-- start DATA SECTION --

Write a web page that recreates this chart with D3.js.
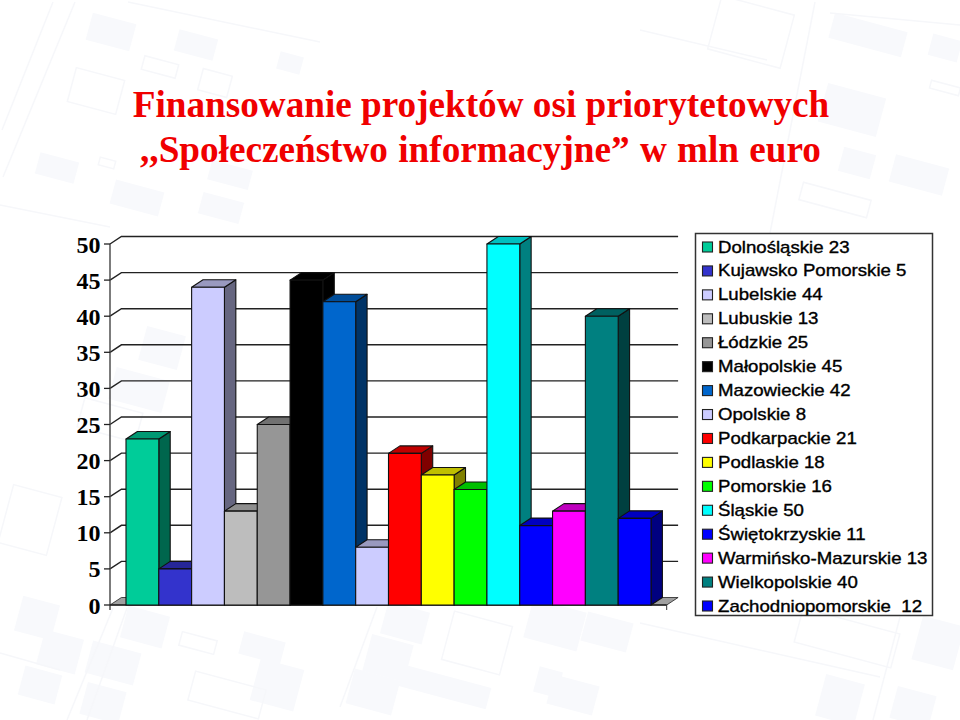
<!DOCTYPE html>
<html><head><meta charset="utf-8"><script src="https://cdn.jsdelivr.net/npm/d3@7"></script>
<style>html,body{margin:0;padding:0;background:#fff}svg{display:block}</style></head><body><svg id="c" width="960" height="720"></svg>
<script>
const titleLine1="Finansowanie projektów osi priorytetowych";
const titleLine2=",,Społeczeństwo informacyjne” w mln euro";
const regions=["Dolnośląskie","Kujawsko Pomorskie","Lubelskie","Lubuskie","Łódzkie","Małopolskie","Mazowieckie","Opolskie","Podkarpackie","Podlaskie","Pomorskie","Śląskie","Świętokrzyskie","Warmińsko-Mazurskie","Wielkopolskie","Zachodniopomorskie "];
const values=[23,5,44,13,25,45,42,8,21,18,16,50,11,13,40,12];
const colors=["#00CC99","#3333CC","#CCCCFF","#BDBDBD","#969696","#000000","#0066CC","#CCCCFF","#FF0000","#FFFF00","#00FF00","#00FFFF","#0000FF","#FF00FF","#008080","#0000FF"];
const yTicks=[0,5,10,15,20,25,30,35,40,45,50];
// faint street-map backdrop: [cx,cy,w,h]
const bgBlocks=[[111,32,45,28],[196,45,40,22],[290,63,24,18],[57,168,40,22],[137,198,50,25],[221,208,42,22],[230,175,42,20],[868,35,75,26],[945,48,30,22],[852,110,60,40],[857,163,33,25],[919,175,55,28],[37,618,38,36],[60,652,40,36],[40,685,38,30],[113,663,50,33],[103,703,40,33],[145,627,43,33],[277,685,45,43],[262,648,43,23],[405,623,43,33],[388,658,43,38],[373,692,47,36],[445,687,90,22],[555,625,55,40],[607,632,47,30],[548,682,24,26],[573,695,47,30],[938,643,43,45],[840,700,40,43],[913,707,40,33],[162,348,40,35],[139,390,55,33]];
const bgOutlines=[[96,91,50,35],[160,67,35,14],[215,83,30,22],[107,163,16,8],[751,32,75,55],[945,88,30,8],[835,200,70,18],[30,520,50,60],[198,643,36,14],[227,695,73,30],[477,643,60,50],[847,638,100,35],[110,420,60,30]];
const bgRoads=[[53,2,2,130],[75,2,3,177],[128,2,320,42],[0,205,110,227],[815,2,770,233],[640,30,767,60],[830,13,960,25],[127,608,87,720],[113,608,67,720],[377,607,340,707],[640,623,880,677],[900,617,873,720],[0,653,60,670]];
const svg=d3.select("#c");
const bg=svg.append("g");
bg.selectAll("rect.b").data(bgBlocks).join("rect").attr("class","b").attr("fill","#f8f9fc").attr("x",d=>d[0]-d[2]/2).attr("y",d=>d[1]-d[3]/2).attr("width",d=>d[2]).attr("height",d=>d[3]).attr("transform",d=>`rotate(15 ${d[0]} ${d[1]})`);
bg.selectAll("rect.o").data(bgOutlines).join("rect").attr("class","o").attr("fill","none").attr("stroke","#f6f7fa").attr("stroke-width",1.5).attr("x",d=>d[0]-d[2]/2).attr("y",d=>d[1]-d[3]/2).attr("width",d=>d[2]).attr("height",d=>d[3]).attr("transform",d=>`rotate(15 ${d[0]} ${d[1]})`);
bg.selectAll("line").data(bgRoads).join("line").attr("x1",d=>d[0]).attr("y1",d=>d[1]).attr("x2",d=>d[2]).attr("y2",d=>d[3]).attr("stroke","#f6f7fa").attr("stroke-width",1.5);

const y=d3.scaleLinear().domain([0,50]).range([605,244]);
const x=d3.scaleBand().domain(regions).range([126,651]);
const dx=11.4,dy=7.5,x0=110,x1=666.7;
const g=svg.append("g");
g.append("path").attr("d",`M${x0},605L${x0+dx},${605-dy}L${x1+dx},${605-dy}L${x1},605Z`).attr("fill","#a0a0a0").attr("stroke","#222").attr("stroke-width",.8);
yTicks.slice(1).forEach(t=>{
 g.append("path").attr("d",`M${x0},${y(t)}L${x0+dx},${y(t)-dy}L${x1+dx},${y(t)-dy}`).attr("fill","none").attr("stroke","#222").attr("stroke-width",1.4);
});
g.append("line").attr("x1",x0).attr("x2",x0).attr("y1",y(50)).attr("y2",610).attr("stroke","#444").attr("stroke-width",1.4);
g.append("line").attr("x1",x0).attr("x2",x1).attr("y1",605).attr("y2",605).attr("stroke","#222").attr("stroke-width",1.3);
g.append("line").attr("x1",x1).attr("x2",x1).attr("y1",605).attr("y2",610).attr("stroke","#333").attr("stroke-width",1);
yTicks.forEach(t=>{
 g.append("line").attr("x1",x0-6).attr("x2",x0).attr("y1",y(t)).attr("y2",y(t)).attr("stroke","#222").attr("stroke-width",1.3);
 g.append("text").attr("x",100.5).attr("y",y(t)+8.5).attr("text-anchor","end").attr("font-family","Liberation Serif").attr("font-weight","bold").attr("font-size",24).attr("fill","#000").text(t);
});
regions.forEach((r,i)=>{
 const xl=x(r),xr=xl+x.bandwidth(),yt=y(values[i]),c=d3.rgb(colors[i]);
 const shade=k=>d3.rgb(c.r*k,c.g*k,c.b*k).formatHex();
 const b=g.append("g").attr("stroke","#111").attr("stroke-width",1.1).attr("stroke-linejoin","round");
 b.append("path").attr("d",`M${xr},605L${xr+dx},${605-dy}L${xr+dx},${yt-dy}L${xr},${yt}Z`).attr("fill",shade(.5));
 b.append("path").attr("d",`M${xl},${yt}L${xl+dx},${yt-dy}L${xr+dx},${yt-dy}L${xr},${yt}Z`).attr("fill",shade(.75));
 b.append("rect").attr("x",xl).attr("y",yt).attr("width",x.bandwidth()).attr("height",605-yt).attr("fill",colors[i]);
});
const tg=svg.append("g").attr("font-family","Liberation Serif").attr("font-weight","bold").attr("font-size",37.2).attr("fill","#f00000").attr("text-anchor","middle");
tg.append("text").attr("x",481).attr("y",117).text(titleLine1);
tg.append("text").attr("x",480.5).attr("y",162).attr("word-spacing",1).text(titleLine2);
const lg=svg.append("g");
lg.append("rect").attr("x",695.5).attr("y",233.5).attr("width",237).attr("height",382).attr("fill","none").attr("stroke","#333").attr("stroke-width",1.5);
const ly=d3.scalePoint().domain(regions).range([247,606]);
regions.forEach((r,i)=>{
 lg.append("rect").attr("x",702.5).attr("y",ly(r)-5).attr("width",10).attr("height",10).attr("fill",colors[i]).attr("stroke","#222").attr("stroke-width",1.1);
 lg.append("text").attr("transform",`translate(718,${ly(r)+5.5}) scale(1.165,1)`).attr("font-family","Liberation Sans").attr("font-size",16).attr("fill","#000").attr("stroke","#000").attr("stroke-width",.35).style("white-space","pre").text(r+" "+values[i]);
});
</script></body></html>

-- end DATA SECTION --

● BRIEF:
All of the material above should be reproduced exactly, except the pictures.

● WORKED ANSWER:
Write a web page that recreates this chart with D3.js.
<!DOCTYPE html>
<html><head><meta charset="utf-8"><script src="https://cdn.jsdelivr.net/npm/d3@7"></script>
<style>html,body{margin:0;padding:0;background:#fff}svg{display:block}</style></head><body><svg id="c" width="960" height="720"></svg>
<script>
const titleLine1="Finansowanie projektów osi priorytetowych";
const titleLine2=",,Społeczeństwo informacyjne” w mln euro";
const regions=["Dolnośląskie","Kujawsko Pomorskie","Lubelskie","Lubuskie","Łódzkie","Małopolskie","Mazowieckie","Opolskie","Podkarpackie","Podlaskie","Pomorskie","Śląskie","Świętokrzyskie","Warmińsko-Mazurskie","Wielkopolskie","Zachodniopomorskie "];
const values=[23,5,44,13,25,45,42,8,21,18,16,50,11,13,40,12];
const colors=["#00CC99","#3333CC","#CCCCFF","#BDBDBD","#969696","#000000","#0066CC","#CCCCFF","#FF0000","#FFFF00","#00FF00","#00FFFF","#0000FF","#FF00FF","#008080","#0000FF"];
const yTicks=[0,5,10,15,20,25,30,35,40,45,50];
// faint street-map backdrop: [cx,cy,w,h]
const bgBlocks=[[111,32,45,28],[196,45,40,22],[290,63,24,18],[57,168,40,22],[137,198,50,25],[221,208,42,22],[230,175,42,20],[868,35,75,26],[945,48,30,22],[852,110,60,40],[857,163,33,25],[919,175,55,28],[37,618,38,36],[60,652,40,36],[40,685,38,30],[113,663,50,33],[103,703,40,33],[145,627,43,33],[277,685,45,43],[262,648,43,23],[405,623,43,33],[388,658,43,38],[373,692,47,36],[445,687,90,22],[555,625,55,40],[607,632,47,30],[548,682,24,26],[573,695,47,30],[938,643,43,45],[840,700,40,43],[913,707,40,33],[162,348,40,35],[139,390,55,33]];
const bgOutlines=[[96,91,50,35],[160,67,35,14],[215,83,30,22],[107,163,16,8],[751,32,75,55],[945,88,30,8],[835,200,70,18],[30,520,50,60],[198,643,36,14],[227,695,73,30],[477,643,60,50],[847,638,100,35],[110,420,60,30]];
const bgRoads=[[53,2,2,130],[75,2,3,177],[128,2,320,42],[0,205,110,227],[815,2,770,233],[640,30,767,60],[830,13,960,25],[127,608,87,720],[113,608,67,720],[377,607,340,707],[640,623,880,677],[900,617,873,720],[0,653,60,670]];
const svg=d3.select("#c");
const bg=svg.append("g");
bg.selectAll("rect.b").data(bgBlocks).join("rect").attr("class","b").attr("fill","#f8f9fc").attr("x",d=>d[0]-d[2]/2).attr("y",d=>d[1]-d[3]/2).attr("width",d=>d[2]).attr("height",d=>d[3]).attr("transform",d=>`rotate(15 ${d[0]} ${d[1]})`);
bg.selectAll("rect.o").data(bgOutlines).join("rect").attr("class","o").attr("fill","none").attr("stroke","#f6f7fa").attr("stroke-width",1.5).attr("x",d=>d[0]-d[2]/2).attr("y",d=>d[1]-d[3]/2).attr("width",d=>d[2]).attr("height",d=>d[3]).attr("transform",d=>`rotate(15 ${d[0]} ${d[1]})`);
bg.selectAll("line").data(bgRoads).join("line").attr("x1",d=>d[0]).attr("y1",d=>d[1]).attr("x2",d=>d[2]).attr("y2",d=>d[3]).attr("stroke","#f6f7fa").attr("stroke-width",1.5);

const y=d3.scaleLinear().domain([0,50]).range([605,244]);
const x=d3.scaleBand().domain(regions).range([126,651]);
const dx=11.4,dy=7.5,x0=110,x1=666.7;
const g=svg.append("g");
g.append("path").attr("d",`M${x0},605L${x0+dx},${605-dy}L${x1+dx},${605-dy}L${x1},605Z`).attr("fill","#a0a0a0").attr("stroke","#222").attr("stroke-width",.8);
yTicks.slice(1).forEach(t=>{
 g.append("path").attr("d",`M${x0},${y(t)}L${x0+dx},${y(t)-dy}L${x1+dx},${y(t)-dy}`).attr("fill","none").attr("stroke","#222").attr("stroke-width",1.4);
});
g.append("line").attr("x1",x0).attr("x2",x0).attr("y1",y(50)).attr("y2",610).attr("stroke","#444").attr("stroke-width",1.4);
g.append("line").attr("x1",x0).attr("x2",x1).attr("y1",605).attr("y2",605).attr("stroke","#222").attr("stroke-width",1.3);
g.append("line").attr("x1",x1).attr("x2",x1).attr("y1",605).attr("y2",610).attr("stroke","#333").attr("stroke-width",1);
yTicks.forEach(t=>{
 g.append("line").attr("x1",x0-6).attr("x2",x0).attr("y1",y(t)).attr("y2",y(t)).attr("stroke","#222").attr("stroke-width",1.3);
 g.append("text").attr("x",100.5).attr("y",y(t)+8.5).attr("text-anchor","end").attr("font-family","Liberation Serif").attr("font-weight","bold").attr("font-size",24).attr("fill","#000").text(t);
});
regions.forEach((r,i)=>{
 const xl=x(r),xr=xl+x.bandwidth(),yt=y(values[i]),c=d3.rgb(colors[i]);
 const shade=k=>d3.rgb(c.r*k,c.g*k,c.b*k).formatHex();
 const b=g.append("g").attr("stroke","#111").attr("stroke-width",1.1).attr("stroke-linejoin","round");
 b.append("path").attr("d",`M${xr},605L${xr+dx},${605-dy}L${xr+dx},${yt-dy}L${xr},${yt}Z`).attr("fill",shade(.5));
 b.append("path").attr("d",`M${xl},${yt}L${xl+dx},${yt-dy}L${xr+dx},${yt-dy}L${xr},${yt}Z`).attr("fill",shade(.75));
 b.append("rect").attr("x",xl).attr("y",yt).attr("width",x.bandwidth()).attr("height",605-yt).attr("fill",colors[i]);
});
const tg=svg.append("g").attr("font-family","Liberation Serif").attr("font-weight","bold").attr("font-size",37.2).attr("fill","#f00000").attr("text-anchor","middle");
tg.append("text").attr("x",481).attr("y",117).text(titleLine1);
tg.append("text").attr("x",480.5).attr("y",162).attr("word-spacing",1).text(titleLine2);
const lg=svg.append("g");
lg.append("rect").attr("x",695.5).attr("y",233.5).attr("width",237).attr("height",382).attr("fill","none").attr("stroke","#333").attr("stroke-width",1.5);
const ly=d3.scalePoint().domain(regions).range([247,606]);
regions.forEach((r,i)=>{
 lg.append("rect").attr("x",702.5).attr("y",ly(r)-5).attr("width",10).attr("height",10).attr("fill",colors[i]).attr("stroke","#222").attr("stroke-width",1.1);
 lg.append("text").attr("transform",`translate(718,${ly(r)+5.5}) scale(1.165,1)`).attr("font-family","Liberation Sans").attr("font-size",16).attr("fill","#000").attr("stroke","#000").attr("stroke-width",.35).style("white-space","pre").text(r+" "+values[i]);
});
</script></body></html>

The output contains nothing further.